For now, I'm just going to go back to the last time he lost a computer (but not the last time he'd lose one) but I chose this one for a reason: I have always suspected that the mere fact a BOLT OF LIGHTNING DESTROYED HIS COMPUTER was an obvious sign from above. Think about it; he's tooling along on his latest abomination, taking a break from looking at porn to create another forgettable afront unto God, and suddenly nature itself destroys the very machine he has used over the years to churn out hate and garbage.

Atheist or not, you can't tell me it wasn't divine intervention. For the love of all that is good in the world people, A BOLT FROM THE SKIES ABOVE DESTROYED HIS COMPUTER! You all know what that was. He didn't, because he borrowed from a relative to get another one soon after.

From an entry posted here used only in part legally for the purposes of review and comment, I give you, the person so dense he couldn't see a sign from above if it destroyed his computer...

Thursday, January 24, 2008

breaking in a new computer

Before you assholes who said I was kicked off the internet can celebrate, I did just get a new computer and one story is salvaged out of the whole mess when lightning it the computer I edited Tabloid Purposes II and IV on. I am working with a new operating system so I am figuring out the learning curve with the thing and when that is done I will start with the uploading of new photos and they will be in private for close friends or for a couple short stories that were brewing around in my head.
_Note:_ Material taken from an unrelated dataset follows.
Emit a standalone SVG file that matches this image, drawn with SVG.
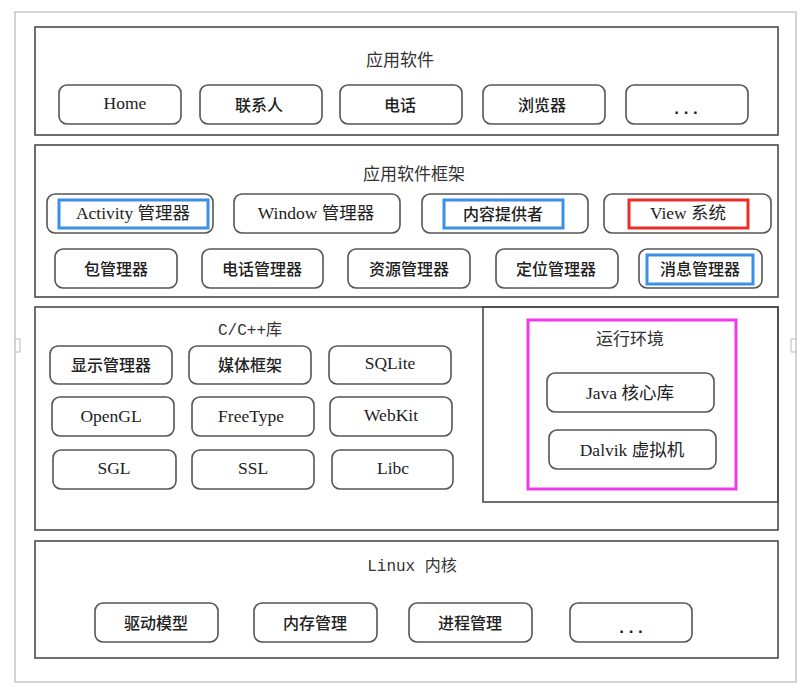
<svg xmlns="http://www.w3.org/2000/svg" width="800" height="692" viewBox="0 0 800 692">
<style>
.bg{fill:#ffffff}
.frame{fill:none;stroke:#b8b8b8;stroke-width:1.2}
.panel{fill:none;stroke:#4a4a4a;stroke-width:1.6}
.box{fill:#ffffff;stroke:#555555;stroke-width:1.6}
.hl-blue{fill:none;stroke:#3b8fe6;stroke-width:3}
.hl-red{fill:none;stroke:#e8302a;stroke-width:3}
.hl-mag{fill:none;stroke:#ee3ae8;stroke-width:3}
text{text-anchor:middle;dominant-baseline:central;fill:#222}
.t{font-family:"Liberation Serif","Noto Sans CJK SC",serif;font-size:17.5px}
.cn{font-family:"Noto Sans CJK SC",sans-serif;font-size:16px;font-weight:500}
.dots{font-family:"Liberation Sans",sans-serif;font-size:17px;font-weight:bold}
.title{font-family:"Noto Sans CJK SC",sans-serif;font-size:17px;fill:#333}
.mono{font-family:"Liberation Mono","Noto Sans CJK SC",monospace;font-size:16px;fill:#333}
</style>
<rect class="bg" x="0" y="0" width="800" height="692"/>
<g id="outer-frame">
<rect class="frame" x="15" y="12" width="781" height="670"/>
<path d="M15 339 h5 v13 h-5 M796 339 h-5 v13 h5" fill="none" stroke="#b8b8b8" stroke-width="1"/>
</g>
<g id="connectors"></g>

<g id="layer-apps">
<rect class="panel" x="35" y="27" width="743" height="108"/>
<text class="title" x="400" y="58">应用软件</text>
<g id="app-home"><rect class="box" x="59" y="85" width="122" height="39" rx="8"/><text class="t" x="125" y="103">Home</text></g>
<g id="app-contacts"><rect class="box" x="200" y="85" width="122" height="39" rx="8"/><text class="cn" x="259" y="104">联系人</text></g>
<g id="app-phone"><rect class="box" x="340" y="85" width="122" height="39" rx="8"/><text class="cn" x="400" y="104">电话</text></g>
<g id="app-browser"><rect class="box" x="483" y="85" width="122" height="39" rx="8"/><text class="cn" x="542" y="104">浏览器</text></g>
<g id="app-more"><rect class="box" x="626" y="85" width="122" height="39" rx="8"/><text class="dots" x="686" y="108">. . .</text></g>
</g>

<g id="layer-framework">
<rect class="panel" x="35" y="145" width="743" height="152"/>
<text class="title" x="414" y="172">应用软件框架</text>
<g id="fw-activity"><rect class="box" x="47" y="194" width="166" height="39" rx="8"/><rect class="hl-blue" x="59" y="200" width="149" height="28"/><text class="t" x="133" y="213">Activity 管理器</text></g>
<g id="fw-window"><rect class="box" x="234" y="194" width="166" height="39" rx="8"/><text class="t" x="316" y="213">Window 管理器</text></g>
<g id="fw-content"><rect class="box" x="422" y="194" width="166" height="39" rx="8"/><rect class="hl-blue" x="444" y="200" width="119" height="28"/><text class="cn" x="503" y="213">内容提供者</text></g>
<g id="fw-view"><rect class="box" x="604" y="194" width="167" height="39" rx="8"/><rect class="hl-red" x="629" y="200" width="119" height="28"/><text class="t" x="688" y="213">View 系统</text></g>
<g id="fw-package"><rect class="box" x="55" y="249" width="122" height="39" rx="8"/><text class="cn" x="116" y="268">包管理器</text></g>
<g id="fw-telephony"><rect class="box" x="202" y="249" width="121" height="39" rx="8"/><text class="cn" x="262" y="268">电话管理器</text></g>
<g id="fw-resource"><rect class="box" x="348" y="249" width="122" height="39" rx="8"/><text class="cn" x="409" y="268">资源管理器</text></g>
<g id="fw-location"><rect class="box" x="496" y="249" width="122" height="39" rx="8"/><text class="cn" x="556" y="268">定位管理器</text></g>
<g id="fw-notification"><rect class="box" x="639" y="249" width="123" height="39" rx="8"/><rect class="hl-blue" x="647" y="255" width="106" height="29"/><text class="cn" x="700" y="268">消息管理器</text></g>
</g>

<g id="layer-libs">
<rect class="panel" x="35" y="307" width="743" height="223"/>
<text class="mono" x="250" y="331">C/C++库</text>
<g id="lib-surface"><rect class="box" x="50" y="346" width="122" height="38" rx="8"/><text class="cn" x="111" y="364">显示管理器</text></g>
<g id="lib-media"><rect class="box" x="189" y="346" width="122" height="38" rx="8"/><text class="cn" x="250" y="364">媒体框架</text></g>
<g id="lib-sqlite"><rect class="box" x="329" y="346" width="122" height="38" rx="8"/><text class="t" x="390" y="363">SQLite</text></g>
<g id="lib-opengl"><rect class="box" x="52" y="397" width="122" height="39" rx="8"/><text class="t" x="111" y="416">OpenGL</text></g>
<g id="lib-freetype"><rect class="box" x="192" y="397" width="122" height="39" rx="8"/><text class="t" x="251" y="416">FreeType</text></g>
<g id="lib-webkit"><rect class="box" x="330" y="397" width="122" height="39" rx="8"/><text class="t" x="391" y="415">WebKit</text></g>
<g id="lib-sgl"><rect class="box" x="53" y="450" width="123" height="39" rx="8"/><text class="t" x="114" y="468">SGL</text></g>
<g id="lib-ssl"><rect class="box" x="192" y="450" width="122" height="39" rx="8"/><text class="t" x="253" y="468">SSL</text></g>
<g id="lib-libc"><rect class="box" x="332" y="450" width="121" height="39" rx="8"/><text class="t" x="393" y="468">Libc</text></g>
</g>

<g id="layer-runtime">
<rect class="panel" x="483" y="307" width="295" height="195"/>
<rect class="hl-mag" x="528" y="320" width="208" height="169"/>
<text class="title" x="630" y="337">运行环境</text>
<g id="rt-java"><rect class="box" x="547" y="373" width="167" height="39" rx="8"/><text class="t" x="630" y="393">Java 核心库</text></g>
<g id="rt-dalvik"><rect class="box" x="549" y="430" width="167" height="39" rx="8"/><text class="t" x="632" y="450">Dalvik 虚拟机</text></g>
</g>

<g id="layer-kernel">
<rect class="panel" x="35" y="541" width="743" height="117"/>
<text class="mono" x="412" y="567">Linux 内核</text>
<g id="k-driver"><rect class="box" x="95" y="603" width="123" height="39" rx="8"/><text class="cn" x="156" y="622">驱动模型</text></g>
<g id="k-memory"><rect class="box" x="254" y="603" width="123" height="39" rx="8"/><text class="cn" x="315" y="622">内存管理</text></g>
<g id="k-process"><rect class="box" x="409" y="603" width="123" height="39" rx="8"/><text class="cn" x="470" y="622">进程管理</text></g>
<g id="k-more"><rect class="box" x="570" y="603" width="122" height="39" rx="8"/><text class="dots" x="631" y="627">. . .</text></g>
</g>
</svg>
The Four Horsemen of the Apocalypse could ride down his street, bust down his door, and let one of their horses urinate fire on his previous writings, and he'd be none the wiser. Back then trying to stop him only made him try harder, to fail, which also always happened.
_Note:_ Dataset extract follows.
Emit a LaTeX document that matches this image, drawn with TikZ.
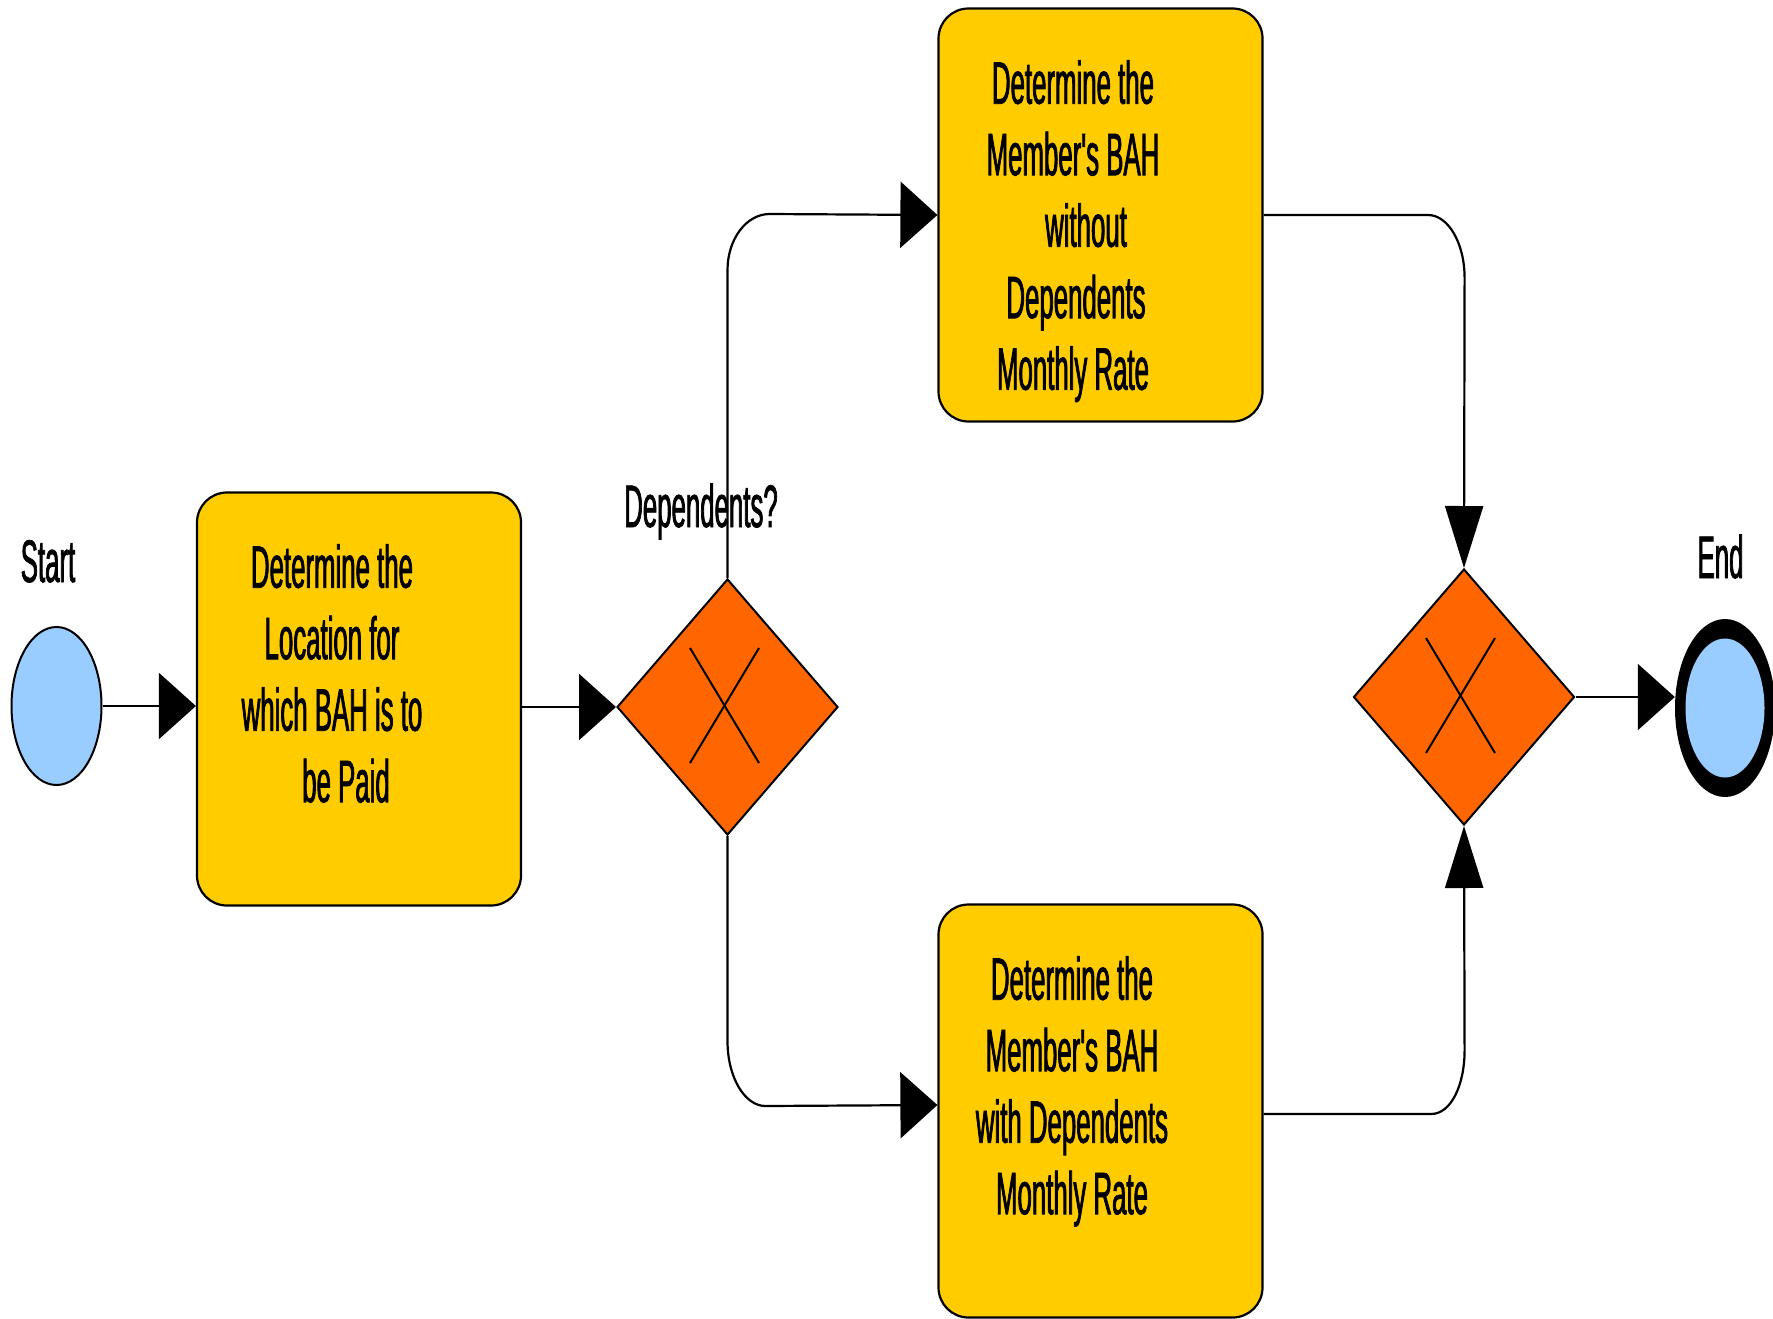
\documentclass[tikz,border=0pt]{standalone}
\usepackage{fontspec}
\newfontfamily\cond[FakeStretch=0.43,FakeBold=1.2]{Liberation Sans}
\usetikzlibrary{arrows.meta,shapes.geometric}
\definecolor{boxy}{HTML}{FFCC00}
\definecolor{gwo}{HTML}{FF6600}
\definecolor{evb}{HTML}{99CCFF}
\begin{document}
\begin{tikzpicture}[x=1pt,y=-1pt,
 taskbox/.style={draw=black,line width=2.2pt,fill=boxy,rounded corners=30pt,minimum width=324pt,minimum height=413pt,inner sep=0pt},
 gw/.style={diamond,draw=black,line width=2pt,fill=gwo,minimum width=221pt,minimum height=256pt,inner sep=0pt},
 txt/.style={font=\cond\fontsize{60}{71.5}\selectfont,align=center,inner sep=0pt,anchor=north},
 lbl/.style={font=\cond\fontsize{60}{72}\selectfont,inner sep=0pt,anchor=base},
 conn/.style={line width=2.2pt},
 harrow/.style={conn,-{Triangle[length=37pt,width=66pt]}},
 varrow/.style={conn,-{Triangle[length=62pt,width=38pt]}},
 xmark/.style={line width=2pt}]
\useasboundingbox (0,0) rectangle (1773,1318);

% start event
\node[ellipse,draw=black,line width=2pt,fill=evb,minimum width=90pt,minimum height=158pt,inner sep=0pt] (s) at (56.5,706) {};
\node[lbl] (slbl) at (48,582) {Start};

% task 1
\node[taskbox] (b1) at (359,699) {};
\node[txt] (t1) at (332,544) {Determine the\\Location for\\which BAH is to\\\hspace*{28pt}be Paid};

% gateway 1
\node[gw] (g1) at (727.5,707) {};
\draw[xmark] ([shift={(-37.5,-59)}]g1.center) -- ++(69,115);
\draw[xmark] ([shift={(31.5,-59)}]g1.center) -- ++(-69,115);
\node[lbl] (dlbl) at (701,527) {Dependents?};

% task 2 (top)
\node[taskbox] (b2) at (1100.5,215) {};
\node[txt] (t2) at (1073,60) {Determine the\\Member's BAH\\\hspace*{26pt}without\\\hspace*{6pt}Dependents\\Monthly Rate};

% task 3 (bottom)
\node[taskbox] (b3) at (1100.5,1111) {};
\node[txt] (t3) at (1072,956) {Determine the\\Member's BAH\\with Dependents\\Monthly Rate};

% gateway 2
\node[gw] (g2) at (1464,697) {};
\draw[xmark] ([shift={(-38,-59)}]g2.center) -- ++(69,115);
\draw[xmark] ([shift={(31,-59)}]g2.center) -- ++(-69,115);

% end event
\node[ellipse,fill=black,minimum width=100pt,minimum height=178pt,inner sep=0pt] (e) at (1725,708) {};
\node[ellipse,fill=evb,minimum width=79pt,minimum height=139pt,inner sep=0pt] (ein) at (e.center) {};
\node[lbl] (elbl) at (1720.5,578) {End};

% connectors
\draw[harrow] (s.east) -- (s.east -| b1.west);
\draw[harrow] (b1.east |- g1.west) -- (g1.west);
\draw[harrow] (g1.north) -- ++(0,-308) .. controls +(0,-31) and +(-23,0) .. ++(42,-56) -- (b2.west);
\draw[harrow] (g1.south) -- ++(0,205) .. controls +(0,36) and +(-21,0) .. ++(38,65) -- ([yshift=6pt]b3.west);
\draw[varrow] (b2.east) -- ++(164.5,0) .. controls +(20,0) and +(0,-35) .. ++(36.5,63) -- (g2.north);
\draw[varrow] ([yshift=-3pt]b3.east) -- ++(167.5,0) .. controls +(20,0) and +(0,35) .. ++(33.5,-64) -- (g2.south);
\draw[harrow] (g2.east) -- (g2.east -| e.west);
\end{tikzpicture}
\end{document}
I have to order up a program version of Paperport because everything I have now needs to be compatable with Vista that means I have to get a new video camera too unless there is a way around that. My writing will be back in order too when I get this going. My master copies of everying where on the j-drive and lost The Drive By Ghost.
And nothing of value was lost.

I hope I can find one of the draft versions that my former room mate sent me via e-mail to work on because I will be re-writing one story too and found all my paper manuscripts from them. One story is in my e-mail too that got published.
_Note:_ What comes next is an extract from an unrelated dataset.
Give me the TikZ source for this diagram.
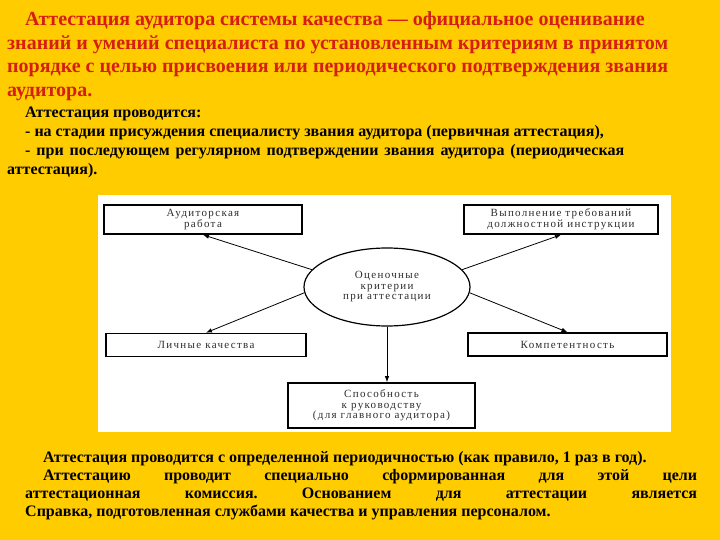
\documentclass[tikz,border=0pt]{standalone}
\usepackage{fontspec}
\setmainfont{Liberation Serif}
\usetikzlibrary{arrows.meta,positioning,shapes.geometric}
\definecolor{slide}{RGB}{255,204,0}
\definecolor{titlered}{RGB}{214,30,20}
\definecolor{ink}{RGB}{45,45,45}
\frenchspacing

\begin{document}
\begin{tikzpicture}[x=1pt,y=-1pt,>={Latex[length=6pt,width=4.5pt]},
    titleline/.style={anchor=base west,inner sep=0,text=titlered,font=\fontsize{20}{23}\selectfont\bfseries},
    bodyline/.style={anchor=base west,inner sep=0,text=black,font=\fontsize{16}{18}\selectfont\bfseries},
    block/.style={draw,line width=1.6pt,inner sep=0,align=center,text=ink,
        font=\fontsize{11}{10.5}\selectfont\addfontfeatures{LetterSpace=12}},
    crit/.style={ellipse,draw,line width=1.2pt,inner sep=0,align=center,text=ink,
        minimum width=166pt,minimum height=78pt,
        font=\fontsize{11}{10.5}\selectfont\addfontfeatures{LetterSpace=12}},
    node distance=2cm,on grid]
  % slide and white scan
  \fill[slide] (0,0) rectangle (720,540);
  \fill[white] (98,195) rectangle (671,432);

  % definition
  \node[titleline] (t1) at (25,26) {Аттестация аудитора системы качества — официальное оценивание};
  \node[titleline] (t2) at (7,50) {\makebox[661pt][s]{знаний и умений специалиста по установленным критериям в принятом}};
  \node[titleline] (t3) at (7,73) {\makebox[661pt][s]{порядке с целью присвоения или периодического подтверждения звания}};
  \node[titleline] (t4) at (7,97) {аудитора.};

  \node[bodyline] (m1) at (25,118) {Аттестация проводится:};
  \node[bodyline] (m2) at (25,137) {- на стадии присуждения специалисту звания аудитора (первичная аттестация),};
  \node[bodyline] (m3) at (25,156) {\makebox[599pt][s]{- при последующем регулярном подтверждении звания аудитора (периодическая}};
  \node[bodyline] (m4) at (7,175) {аттестация).};

  % diagram
  \node[crit] (crit) at (387,287) {Оценочные\\критерии\\при аттестации};
  \node[block,minimum width=198pt,minimum height=29pt] (work) [above left=67.5pt and 184pt of crit] {Аудиторская\\работа};
  \node[block,minimum width=194pt,minimum height=29pt] (duty) [above right=67.5pt and 174pt of crit] {Выполнение требований\\должностной инструкции};
  \node[block,minimum width=200pt,minimum height=23pt] (pers) [below left=58pt and 181pt of crit] {Личные качества};
  \node[block,minimum width=199pt,minimum height=23pt] (comp) [below right=57.5pt and 180.5pt of crit] {Компетентность};
  \node[block,minimum width=187pt,minimum height=45pt] (lead) [below left=118.5pt and 5.5pt of crit] {Способность\\к руководству\\(для главного аудитора)};
  \path[->,line width=0.8pt]
    (crit.167) edge (work.south)
    (crit.13)  edge (duty.south)
    (crit.184) edge (pers.north)
    (crit.-4)  edge (comp.north)
    (crit.south) edge (crit.south |- lead.north);

  % periodicity
  \node[bodyline] (b1) at (43,462) {Аттестация проводится с определенной периодичностью (как правило, 1 раз в год).};
  \node[bodyline] (b2) at (43,480) {\makebox[654pt][s]{Аттестацию проводит специально сформированная для этой цели}};
  \node[bodyline] (b3) at (25,498) {\makebox[672pt][s]{аттестационная комиссия. Основанием для аттестации является}};
  \node[bodyline] (b4) at (25,516) {Справка, подготовленная службами качества и управления персоналом.};
\end{tikzpicture}
\end{document}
Even back in 2008 thumbdrives were cheap and held a good amount of information. Floppy disks would have held a number of text documents. I'm supposed to believe I'm dealing with a professional who "backs up" files on his computer itself? Well I won't. And neither will the rest of the world.

I noticed that The Rusty Nail is up to bullshit again in the new year but I am trying to make the first part of the new year the most productive and I had to cancel the Class in Session anthology because of my major system crash.

It's a shame too, because that "Class In Session" project would have sold like crazy. Pre-orders were stacked up and the world was awaiting the masterpiece that burned in hell.

The little fuck will see his blog go to hell the moment I get the vista going to my liking. The computer I have now is a Compaq after having a gateway for the last seven years. I am going to invest in a Laptop too so I can do my short stories on the road too, and thinking how much it would cost for WiFi too.

"...because investing in a back-up harddrive or software to protect my computer is low on my list of things to blow money on. A SEVEN YEAR OLD computer and he was shocked it died? That computer crashed on it's own without the help of Divine Intervention dozens of times before. You literally could count on him whining about losing everything at least twice a year, and yet when it finally died, nothing was actually backed-up properly. If you didn't know this was the guy that misspelled his own name on one of his projects you might think he was stupid for that.

I am going to be paying my cousin back for this computer because it didn't cost as much as my one I used for Tabloid Purposes II -- I am going to have two computers if all goes well maybe three. I began to realize I am a person who almost needs three computers just to keep lake fossil press running,

LOL and since it's dead now I think it's safe to say he never got the additional two computers, am I right?

I am not about to close the company either

LOL

but I am going to plan a make up anthology for Class in Session because of the reason the computer died was an act of god sort of thing.

SEE?! Even he thinks that. That's the scary part: He thought that, but kept going. Uploading to lulu.com in defiance of God's will, this jerk kept going. Next time he tries to call anyone else an abomination, remember this evil.

All of this makes me believe in time travel. I think in the future, humans will be able to travel through time. At some point in the future, "Class In Session" and/or a few other plagiarized train wrecks will cause a rash of mass suicides. People will gaze upon them and decide there's nothing left to live for. Having had their eyes melt from their head, tens of people who actually read them will decide they'd rather be dead than blind.

But one of us took a stand: A time machine was obtained, and one of us went back in time and after repeated attempts to crash his computer and stop his madness, they finally succeeded in 2008 by not only crashing his computer, but they destroyed the back-up and saved humanity. Possibly at some point the future was still bleak after they returned, so they went back and did it again to make sure Tabloid Purposes 6:66 never saw the light of day.

Thank you brave soul, for traveling through time to stop Nicky from obliterating eyeballs around the world. Truly the world owes you!